The Pagans, as Virgil says “[suffer] Hell in one affliction only; that without hope [they] live on in desire” (51). Their penalty is easy to describe, and Virgil does so. On the other hand, the Treacherous receive a punishment so mind-bogglingly horrible that Dante must admit the difficulty in writing about it; he has no “rhymes as harsh and horrible/as the hard fact of that final dismal hole” (267). The legions of the Ninth Circle face many different extreme punishments, almost beyond description: some are frozen in place, some must spend eternity gnawing at others’ brains, and still others dangle from the Devil’s mouth as he chews them. Yet the Pagans are “spared the fire” of Hell, and instead are left to desire heavenly bliss (51).
It is crucial to note that the divisions of Hell detailed in The Inferno appear nowhere in the Bible itself, and, therefore, the sin-rankings Dante assigns to the masses of forever-condemned souls are entirely his own. In Dante’s mind, God’s will echoes that of the European justice system, where criminals receive jail time based on the socially conceived wrongness of one’s deeds. Those who behaved worst receive the worst punishment, and those perpetrating the lightest offences receive the lightest punishments. Thus, Dante establishes his subjective hierarchy of the damned, with the un-Baptized Pagans born in too early an era at the top, undergoing the least pain, and the vilest of sinners at the bottom, experiencing the most torment.
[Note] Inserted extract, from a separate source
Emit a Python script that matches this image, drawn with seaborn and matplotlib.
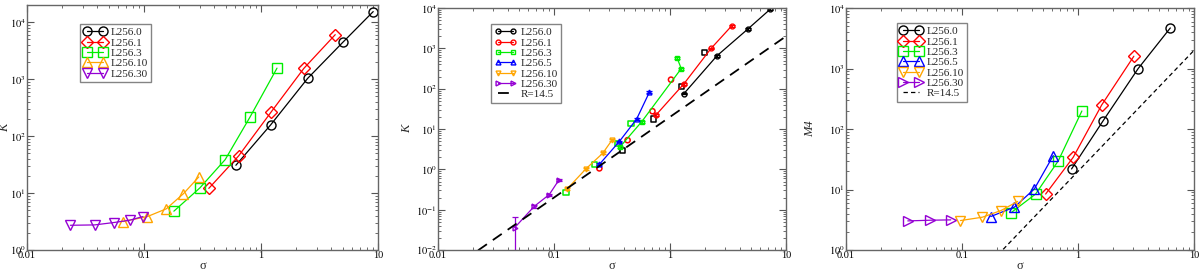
import numpy as np
import pandas as pd
import matplotlib
matplotlib.use('Agg')
import matplotlib.pyplot as plt
import matplotlib.ticker as mticker
import seaborn as sns

sns.set_style('ticks')
plt.rcParams['font.family'] = ['Liberation Serif', 'DejaVu Serif']
plt.rcParams['mathtext.fontset'] = 'stix'

# colours (xmgrace palette)
colors = {'L256.0': 'black', 'L256.1': '#ff0000', 'L256.3': '#00ee00',
          'L256.5': '#0000ff', 'L256.10': '#ffa500', 'L256.30': '#9400d3'}

# ---- panel 1 : K vs sigma ----
p1_labels = ['L256.0', 'L256.1', 'L256.3', 'L256.10', 'L256.30']
p1_markers = ['o', 'D', 's', '^', 'v']
p1_x = [[0.61, 1.21, 2.5, 5.0, 9.1],
        [0.358, 0.644, 1.22, 2.32, 4.31],
        [0.18, 0.30, 0.494, 0.805, 1.37],
        [0.066, 0.107, 0.155, 0.217, 0.294],
        [0.0235, 0.0378, 0.0553, 0.0754, 0.098]]
p1_y = [[30.8, 158, 1030, 4440, 15400],
        [12.1, 45, 265, 1543, 6060],
        [4.81, 12.3, 38.7, 216, 1564],
        [3.16, 3.87, 5.29, 9.73, 19.2],
        [2.72, 2.76, 3.04, 3.34, 3.87]]

# ---- panel 2 : K vs sigma with error bars ----
p2_labels = ['L256.0', 'L256.1', 'L256.3', 'L256.5', 'L256.10', 'L256.30']
p2_markers = ['o', 'o', 's', '^', 'v', '>']
p2_x = [[1.32, 2.54, 4.7, 7.33],
        [0.758, 1.32, 2.26, 3.42],
        [0.371, 0.570, 1.25, 1.15],
        [0.246, 0.366, 0.516, 0.665],
        [0.13, 0.189, 0.263, 0.316],
        [0.0459, 0.0675, 0.091, 0.110]]
p2_y = [[76, 656, 3043, 9440],
        [22.4, 133, 1000, 3685],
        [3.62, 15.2, 316, 584],
        [1.33, 4.92, 17.8, 82.6],
        [0.329, 1.04, 2.51, 5.31],
        [0.0361, 0.121, 0.237, 0.541]]
p2_err = [[4, 30, 150, 450],
          [1.2, 7, 50, 190],
          [0.2, 0.8, 16, 30],
          [0.07, 0.25, 0.9, 4],
          [0.02, 0.05, 0.12, 0.27],
          [0.030, 0.012, 0.012, 0.03]]
# unconnected open points (second estimate)
p2_open_labels = ['L256.0', 'L256.1', 'L256.3']
p2_open_markers = ['s', 'o', 's']
p2_open_x = [[0.391, 0.72, 1.26, 1.97],
             [0.246, 0.431, 0.706, 1.02],
             [0.127, 0.223, 0.352, 0.461]]
p2_open_y = [[2.99, 17.8, 116, 810],
             [1.06, 5.3, 27.7, 168],
             [0.271, 1.33, 4.47, 13.9]]

# ---- panel 3 : M4 vs sigma ----
p3_labels = ['L256.0', 'L256.1', 'L256.3', 'L256.5', 'L256.10', 'L256.30']
p3_markers = ['o', 'D', 's', '^', 'v', '>']
p3_x = [[0.88, 1.65, 3.3, 6.25],
        [0.526, 0.91, 1.6, 3.03],
        [0.266, 0.431, 0.676, 1.08],
        [0.177, 0.283, 0.42, 0.612],
        [0.097, 0.15, 0.217, 0.302],
        [0.0341, 0.0535, 0.080]]
p3_y = [[21.9, 138, 1000, 4700],
        [8.42, 34.2, 250, 1600],
        [4.17, 8.42, 29.8, 199],
        [3.58, 5.12, 10.2, 36.5],
        [3.07, 3.49, 4.5, 6.36],
        [3.03, 3.11, 3.15]]

# reference line R=14.5 : ~20*sigma^2
ref_sigma = [0.01, 10]
ref_coef = 20.0

fig = plt.figure(figsize=(12, 2.7), dpi=100)
ax1 = fig.add_axes([0.0225, 0.074, 0.2925, 0.907])
ax2 = fig.add_axes([0.365, 0.074, 0.29, 0.896])
ax3 = fig.add_axes([0.705, 0.074, 0.29, 0.896])


def style_axis(ax, ylo, yhi, ylabel, ylab_x):
    ax.set_xscale('log')
    ax.set_yscale('log')
    ax.set_xlim(0.01, 10)
    ax.set_ylim(ylo, yhi)
    ax.xaxis.set_major_locator(mticker.LogLocator(base=10))
    ax.xaxis.set_major_formatter(mticker.FuncFormatter(lambda v, p: '%g' % v))
    ax.yaxis.set_major_locator(mticker.LogLocator(base=10))
    ax.yaxis.set_major_formatter(mticker.FuncFormatter(
        lambda v, p: r'$10^{%d}$' % int(round(np.log10(v)))))
    ax.xaxis.set_minor_locator(mticker.LogLocator(base=10, subs=np.arange(2, 10)))
    ax.yaxis.set_minor_locator(mticker.LogLocator(base=10, subs=np.arange(2, 10)))
    ax.yaxis.set_minor_formatter(mticker.NullFormatter())
    ax.xaxis.set_minor_formatter(mticker.NullFormatter())
    ax.tick_params(which='both', direction='in', top=True, right=True,
                   colors='#555555', labelcolor='black', labelsize=7.5, pad=1)
    ax.tick_params(which='major', length=5, width=0.8)
    ax.tick_params(which='minor', length=2.5, width=0.6)
    for s in ax.spines.values():
        s.set_color('#666666')
        s.set_linewidth(1.0)
    ax.set_xlabel('σ', fontsize=9, labelpad=0)
    ax.set_ylabel(ylabel, fontsize=9, style='italic')
    ax.yaxis.set_label_coords(ylab_x, 0.5)


def draw_series(ax, labels, markers, xs, ys, ms, lw=0.9):
    for lab, mk, x, y in zip(labels, markers, xs, ys):
        df = pd.DataFrame({'sigma': x, 'val': y})
        sns.lineplot(data=df, x='sigma', y='val', ax=ax, sort=False,
                     estimator=None, color=colors[lab], lw=lw, label=lab,
                     marker=mk, markersize=ms, markerfacecolor='none',
                     markeredgecolor=colors[lab], markeredgewidth=1.0)


# panel 1
draw_series(ax1, p1_labels, p1_markers, p1_x, p1_y, ms=6.5)
style_axis(ax1, 1, 2e4, 'K', -0.045)

# panel 2
for lab, mk, x, y, e in zip(p2_labels, p2_markers, p2_x, p2_y, p2_err):
    ax2.errorbar(x, y, yerr=e, fmt='none', ecolor=colors[lab], elinewidth=0.9,
                 capsize=2.5, capthick=0.9)
draw_series(ax2, p2_labels, p2_markers, p2_x, p2_y, ms=3.5)
for lab, mk, x, y in zip(p2_open_labels, p2_open_markers, p2_open_x, p2_open_y):
    df = pd.DataFrame({'sigma': x, 'val': y})
    sns.scatterplot(data=df, x='sigma', y='val', ax=ax2, marker=mk, s=14,
                    facecolor='none', edgecolor=colors[lab], linewidth=1.1,
                    legend=False)
ref = pd.DataFrame({'sigma': ref_sigma,
                    'val': [ref_coef * s ** 2 for s in ref_sigma]})
sns.lineplot(data=ref, x='sigma', y='val', ax=ax2, color='black', lw=1.3,
             label='R=14.5')
ax2.lines[-1].set_dashes([6, 4])
style_axis(ax2, 1e-2, 1e4, 'K', -0.07)

# panel 3
draw_series(ax3, p3_labels, p3_markers, p3_x, p3_y, ms=6.5)
sns.lineplot(data=ref, x='sigma', y='val', ax=ax3, color='black', lw=0.9,
             label='R=14.5')
ax3.lines[-1].set_dashes([3.5, 2.5])
style_axis(ax3, 1, 1e4, 'M4', -0.085)


def make_legend(ax, anchor):
    leg = ax.legend(loc='upper left', bbox_to_anchor=anchor, numpoints=2,
                    fontsize=8, frameon=True, fancybox=False, handlelength=2.0,
                    handletextpad=0.4, labelspacing=0.05, borderpad=0.3,
                    borderaxespad=0)
    leg.get_frame().set_edgecolor('#666666')
    leg.get_frame().set_linewidth(1.0)


make_legend(ax1, (0.152, 0.922))
make_legend(ax2, (0.152, 0.934))
make_legend(ax3, (0.146, 0.938))

fig.savefig('out.png', dpi=100)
He consciously writes The Inferno in a manner such that he gets to cast his own judgment on mankind. The epic poets of Greek and Roman times that he views as sinless live in the outskirts of Hell, a safe distance from tormenting demons. Conversely, the men he admires least—the traitors to country, guests, and benefactors—he subjects to the wrath of the King Demon himself, Satan. That Dante has God punish traitors the most and non-believer poets like Virgil the least sheds some light on Dante’s mindset. It shows that Dante sees ignorance as the least damnable offense against God. He believes that simply not knowing Jesus is just barely bad enough to warrant exclusion from Heaven.
Betrayal against benefactors is the worst possible crime, in Dante’s opinion. He indicates this by grouping Brutus among the three men whom Satan chews forever in his humongous mouth. Brutus is being punished for betraying Julius Caesar, who had helped him rise to fame in the Roman Empire. Dante also ranks Judas Iscariot as another of the three worst sinners for betraying the greatest benefactor of all—God the Son—by selling him to the Romans to be crucified. Jesus had been his mentor and friend, but Judas was willing to part with him for a small sum of money. Yet The Inferno is not in the least a description of Hell that matches word-for-word with the Bible. The Bible never writes specifically that there are nine circles of Hell, with Judas and other notable traitors in the deepest ring and Virgil and other Pagans in the shallowest. It is merely Dante’s speculation of what the Christian God believes, filtered through his own perceptions of right and wrong. As such, readers must remember to read The Inferno not as a holy book with the final say in matters of Heaven and Hell, but as an interesting piece of literature that illustrates morality from Dante’s point of view.
Works Cited
Alighieri, Dante. The Inferno, Trans. John Giardi. New York: Signet Classic, 2001.